O auxiliar de cozinha Glaison Ribeiro, 22, já teve dificuldades na volta para casa após o trabalho. “Eram 2h e tive que chamar o carro. Tentei três vezes e os dois primeiros recusaram. O terceiro aceitou, mas questionou onde eu ia descer. Disse que não fazia corrida em Paraisópolis, mas como o valor da corrida era um tanto alto, ele aceitou”, conta o morador.

Em nota, a Amobitec (Associação Brasileira de Mobilidade e Tecnologia), representante das empresas que prestam serviços de transporte por aplicativo, como 99 e Uber, diz que “as empresas possuem diretrizes de atuação para os motoristas parceiros que proíbem qualquer prática discriminatória contra usuários baseada no local de destino ou origem, assim como em relação a gênero, raça, orientação sexual ou idade”.

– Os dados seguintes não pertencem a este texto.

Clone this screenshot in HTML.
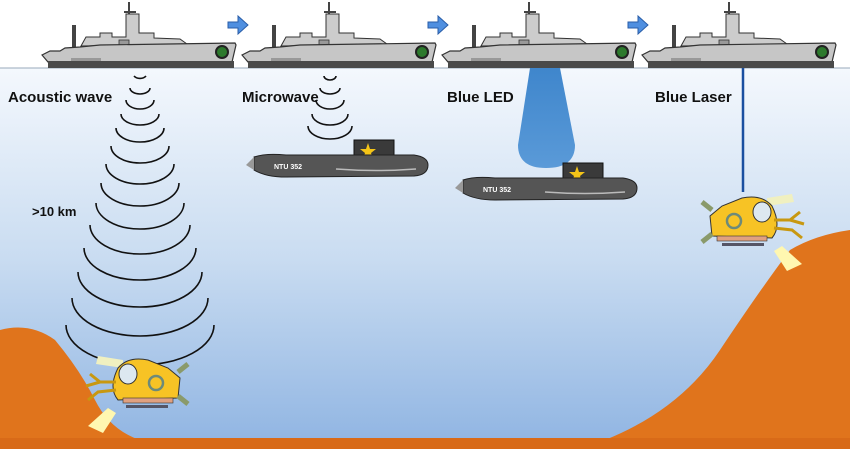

Questionada sobre o projeto Pontos de Encontro da Uber e sobre as dificuldades enfrentadas pelos moradores das periferias, acrescenta que “em determinadas localidades, [as empresas] estabelecem pontos de embarque e desembarque para melhorar a experiência dos usuários e que possuem canais abertos de comunicação para que melhorias possam ser implementadas”.

A assessoria da Uber argumenta que os motoristas parceiros são independentes e têm autonomia para decidir quando ficar online e também quando aceitar ou recusar viagens. Afirma ainda que a missão da empresa é conectar pessoas a um transporte acessível e confiável.

“Para aumentar a segurança de motoristas parceiros e usuários, a Uber conta com uma tecnologia de ‘machine learning’ que ajuda a identificar riscos com base na análise dos dados das milhões de viagens já realizadas por meio do aplicativo. A ferramenta bloqueia as viagens consideradas potencialmente mais arriscadas, a menos que o usuário forneça detalhes adicionais de identificação”, explica.

Em nota, a 99 afirma que não bloqueia regiões específicas das cidades e que os condutores recebem notificações sobre locais considerados de maior risco que têm como base os dados da Secretaria da Segurança Pública e informações internas do aplicativo.

“Os mapeamentos dessas áreas são dinâmicos e passam por constantes revisões e atualizações. O zoneamento não é fixo e varia conforme notificações e levantamentos sazonais, como, por exemplo, horário do dia. Vale destacar que, segundo dados internos da 99, a taxa de cancelamento de corridas por motoristas em zonas de risco e em outras regiões da cidade tem índices muito semelhantes —e acompanhamos esses números com cuidado”.

A empresa acrescenta que trabalha com transparência e possui uma política de tolerância zero a qualquer tipo de discriminação, seja ela de raça, gênero, religião, orientação sexual, idade, classe social ou local de moradia.